- The Washington Times - Wednesday, November 11, 2009

The parsnip may be one of the most underappreciated and misunderstood root vegetables, right next to the rutabaga and the turnip.

Parsnips are every bit as versatile as their orange cousin, the carrot, and add a distinctive flavor note. Think of them as a flavor accent. Throw them in a pot of chicken or vegetable soup, puree them with potatoes with a bit of cream and a hint of caraway, or roast them to resemble oven-roasted fries. They will all delight.

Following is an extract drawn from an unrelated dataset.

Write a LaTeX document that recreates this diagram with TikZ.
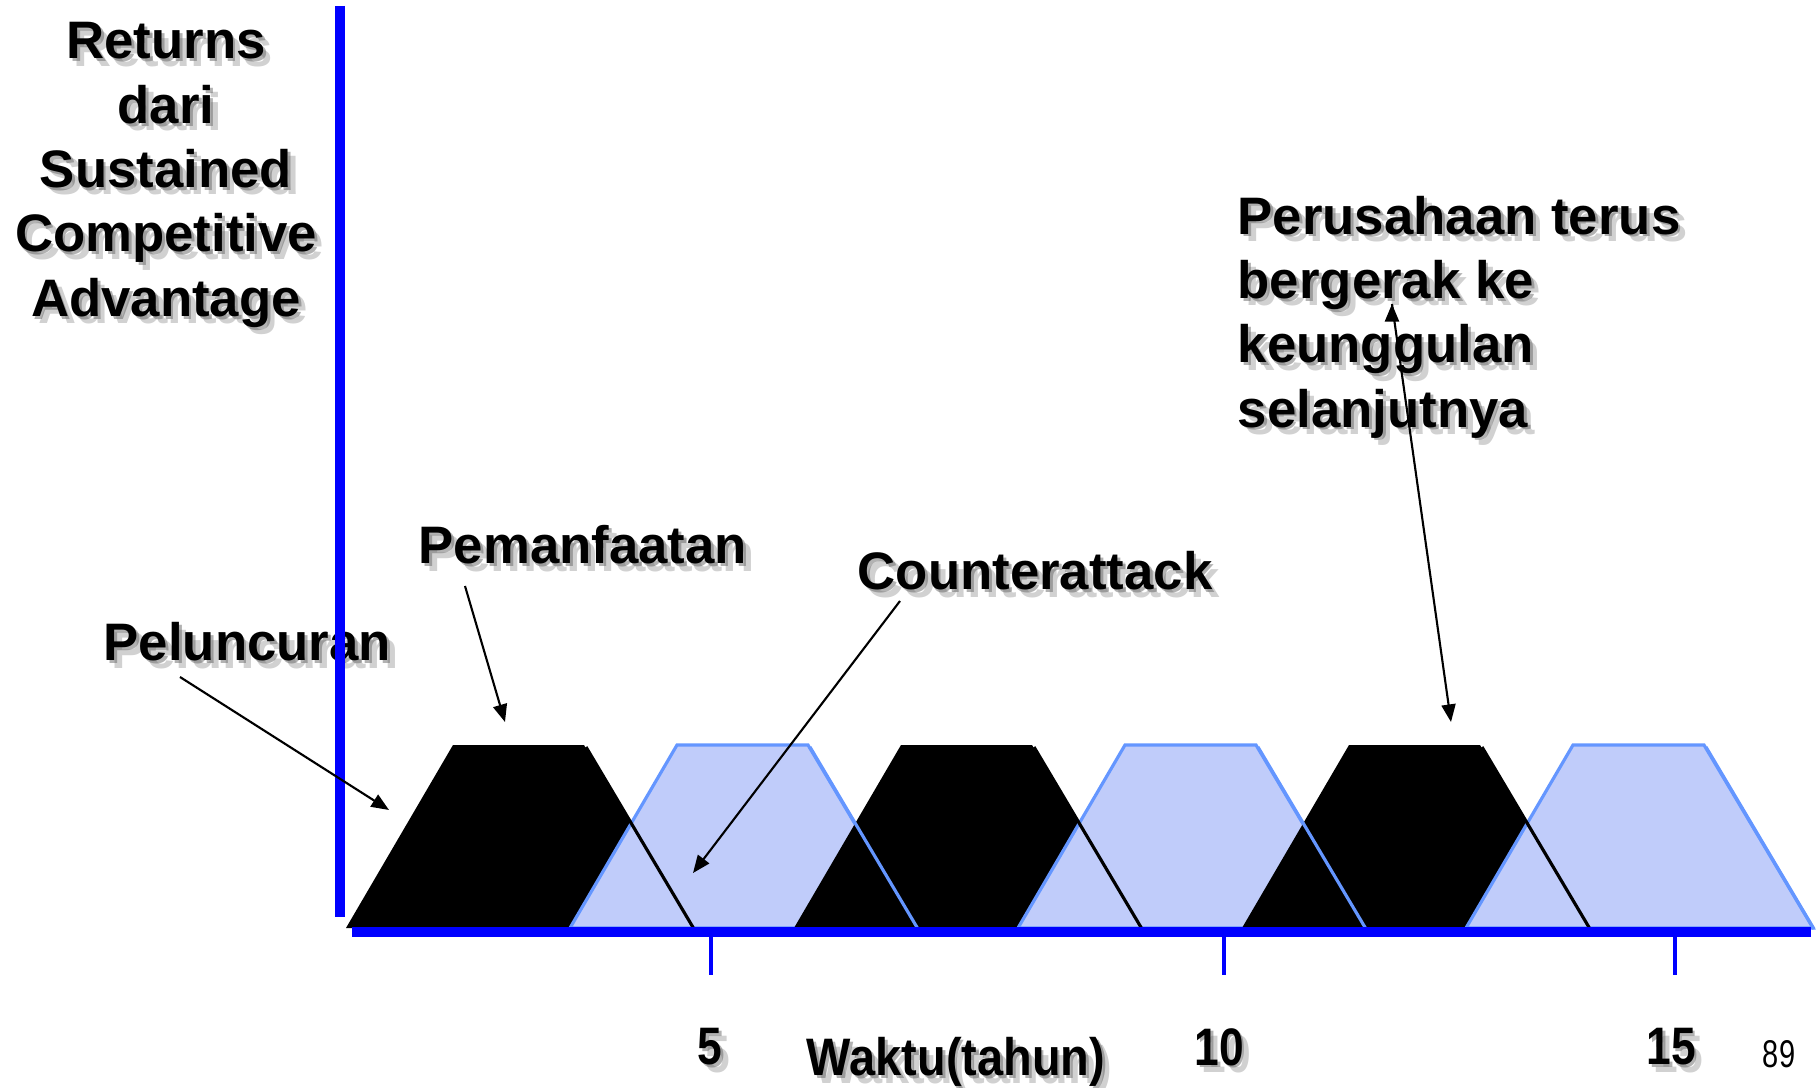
\documentclass[tikz,border=0pt]{standalone}
\usepackage{fontspec}
\setmainfont{Liberation Sans}
\usetikzlibrary{arrows.meta}

\definecolor{sumbu}{RGB}{0,0,255}
\definecolor{isibiru}{RGB}{192,204,250}
\definecolor{tepibiru}{RGB}{100,150,255}

% text with a soft drop shadow behind it
\newcommand{\tulis}[4][]{%
  \node[bayang,#1,xshift=1.3pt,yshift=-1.3pt,opacity=.3] at (#3) {#4};
  \node[bayang,#1] at (#3) {#4};
  \node[teks,#1] (#2) at (#3) {#4};}

\begin{document}
\begin{tikzpicture}[x=0.01cm, y=-0.01cm, >={Triangle[length=5pt,width=4pt]}]
  \tikzstyle{teks}=[font=\bfseries\fontsize{15}{18.3}\selectfont, inner sep=0pt]
  \tikzstyle{bayang}=[teks, text=black!60, opacity=.5, xshift=.8pt, yshift=-.8pt]
  \tikzstyle{hitam}=[fill=black, draw=none]
  \tikzstyle{biru}=[fill=isibiru, draw=tepibiru, line width=.9pt]
  \tikzstyle{tepihitam}=[draw=black, line width=.9pt]
  \tikzstyle{tepibiru}=[draw=tepibiru, line width=.9pt]
  \tikzstyle{panah}=[->, draw=black, line width=.6pt]

  \useasboundingbox (0,0) rectangle (1820,1088);

  % labels
  \tulis[align=center]{Y}{166,175}{Returns\\dari\\Sustained\\Competitive\\Advantage}
  \tulis[align=left, anchor=west]{S}{1237,317}{Perusahaan terus\\bergerak ke\\keunggulan\\selanjutnya}
  \tulis[anchor=west]{M}{418,545}{Pemanfaatan}
  \tulis[anchor=west]{C}{857,571}{Counterattack}
  \tulis[anchor=west]{P}{103,642}{Peluncuran}
  \tulis{T5}{710,1047}{\scalebox{.84}[1]{5}}
  \tulis{T10}{1219,1047}{\scalebox{.84}[1]{10}}
  \tulis{T15}{1671,1047}{\scalebox{.84}[1]{15}}
  \tulis{W}{956,1062}{\scalebox{.89}[1]{Waktu(tahun)}}
  \node[inner sep=0pt, font=\fontsize{11}{13}\selectfont] (H) at (1779,1054) {\scalebox{.75}[1]{89}};

  % waves of advantage
  \foreach \i/\warna in {0/hitam,1/biru,2/hitam,3/biru,4/hitam,5/biru}{
    \draw[\warna] ({346+224*\i},928) -- ++(107,-183) -- ++(131,0) -- ++(109,183) -- cycle;
  }
  \foreach \i/\warna in {0/hitam,1/biru,2/hitam,3/biru,4/hitam,5/biru}{
    \draw[tepi\warna] ({346+224*\i+240},747) -- ({346+224*\i+348},929);
  }

  % axes
  \coordinate (O1) at (340,6);
  \coordinate (O2) at (340,917);
  \coordinate (X1) at (352,932);
  \coordinate (X2) at (1811,932);
  \draw[sumbu, line width=2.85pt] (O1) -- (O2);
  \draw[sumbu, line width=2.85pt] (X1) -- (X2);
  \foreach \x in {711,1224,1675}
    \draw[sumbu, line width=1.1pt] (\x,937) -- (\x,975);

  % pointers
  \coordinate (p1) at (180,677);
  \coordinate (p2) at (389,810);
  \coordinate (m1) at (465,586);
  \coordinate (m2) at (505,722);
  \coordinate (c1) at (900,601);
  \coordinate (c2) at (693,873);
  \coordinate (s1) at (1392,304);
  \coordinate (s2) at (1451,722);
  \path[panah] (p1) edge (p2)
	(m1) edge (m2)
	(c1) edge (c2)
	(s1) edge (s2);
\end{tikzpicture}
\end{document}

Roasting parsnips on a shallow, uncovered baking sheet shows them at their best - crisped on the outside with a creamy sweet interior. Parsnips have a high sugar content, which is coaxed out of them. To prevent the sugars from burning on the baking sheet, line the pan with a sheet of parchment paper.

In “Simply Organic,” author Jesse Ziff Cool offers easy and highly flavorful dishes that rely on organic produce. Ms. Cool likes to roast root vegetables, and parsnips are among her favorites. In the recipe below, adapted from Ms. Cool, you’ll notice that the vegetables are put in the oven at 375 degrees, which ensures that they will roast without burning. If you are serving this with other strong-flavored dishes, just omit the oregano and substitute with fresh chopped parsley. Serve these with roast chicken, turkey or lamb.

Roasted parsnips

Makes 6 servings.

1 pound parsnips, peeled and cut into 3-inch sticks

2 medium leeks, cleaned and sliced into 1/2-inch rounds

2 tablespoons olive oil

2 garlic cloves, minced

1 teaspoon chopped fresh oregano

1/4 teaspoon salt

1/4 teaspoon freshly ground black pepper

Preheat the oven to 375 degrees. Line a baking sheet with parchment paper.

Put the parsnips and leeks in a large bowl. Sprinkle with the oil, garlic, oregano, salt and pepper. Toss to coat well. Spread out on the prepared baking sheet.

Roast, turning occasionally, for 30 minutes, or until the parsnips are tender and lightly browned.